For services leading to the rescue of a fisherman who had been swept off the rocks at Muriwai Beach by turbulent seas on the morning of 30 May 1976.

- Ronald Edmund Sanders Lorton – prison officer, Waikeria Youth Centre.

For services rendered during a riot at the Waikeria Youth Centre on 31 October 1976.

- Constable Douglas Robert Smith – New Zealand Police; of Taupō

For services leading to the arrest of a 17-year-old youth who was in possession of a .303 rifle which he had twice fired with serious intentions of causing injury if not death to the persons present. The incident occurred at Taupo on 13 February 1977.

- Constable Miles Hearn Paignton – New Zealand Police; of Rotorua.

Constable Paignton is a Police dog handler stationed at Rotorua. On the night of 2 September 1977 when attempting to apprehend an offender, he became separated from his dog and in an ensuing violent fight was severely injured.

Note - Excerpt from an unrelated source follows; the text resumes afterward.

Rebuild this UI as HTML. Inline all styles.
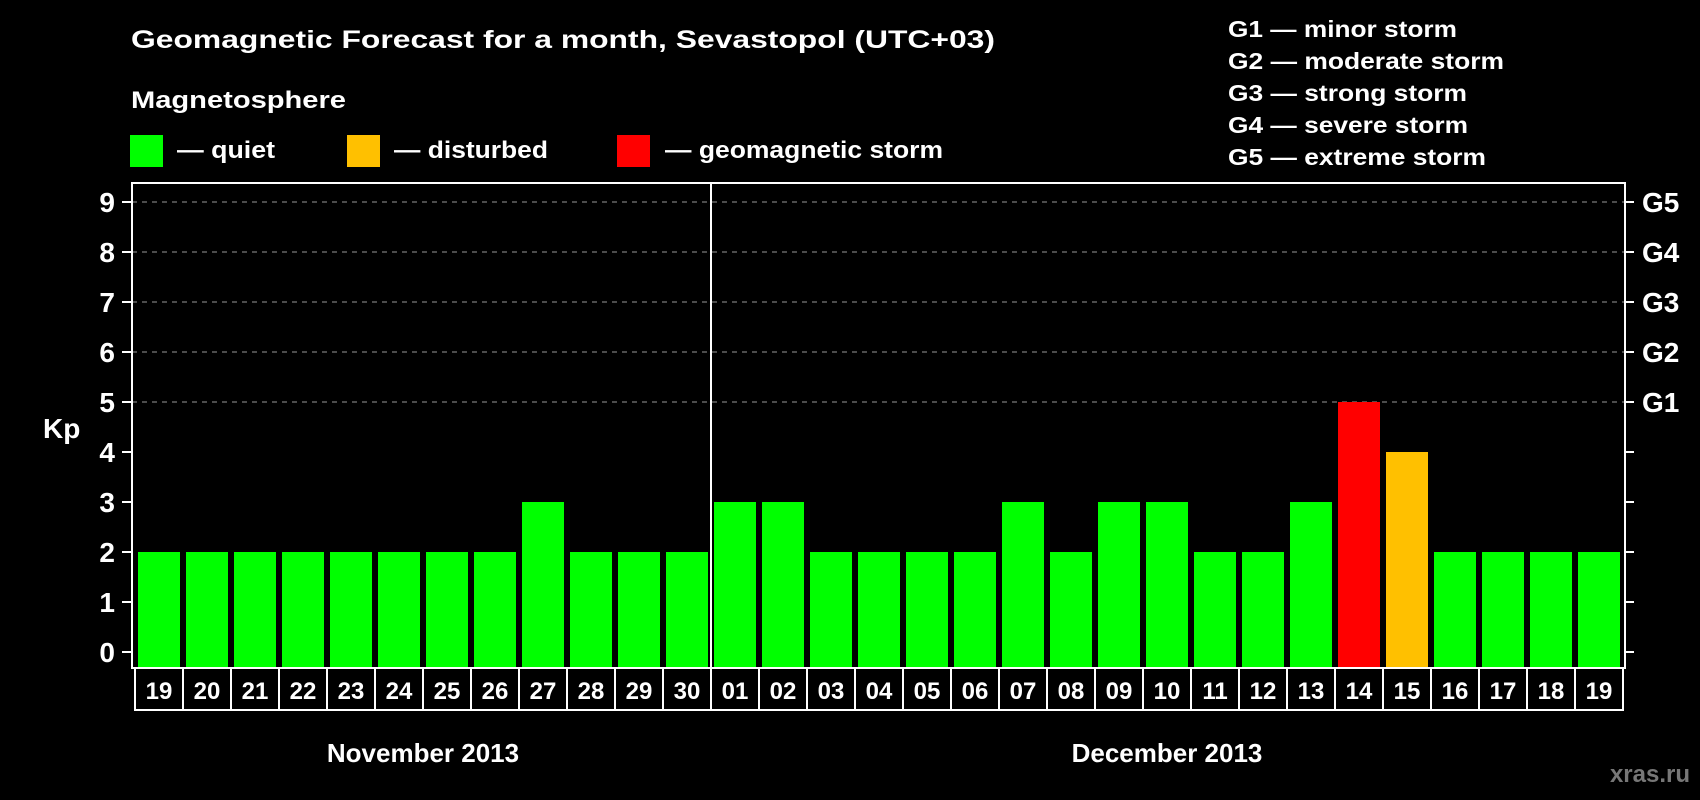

The offender, with assistance from some patrons from a nearby hotel, was able to make his escape and was not recaptured until the following day.

==Queen's Commendation for Valuable Service in the Air==
- Russell Godfrey Gutschlag – of Nelson; pilot, Helicopters (NZ) Ltd.
- John William Reid – of Nelson; general manager, Helicopters (NZ) Ltd.

For services leading to the successful rescue of 13 seamen from the Japanese squid boat, "Maru Daimaru Nr 2", that grounded on the rocks to the north of the Heaphy River mouth on the West Coast of the South Island on 4 January 1977.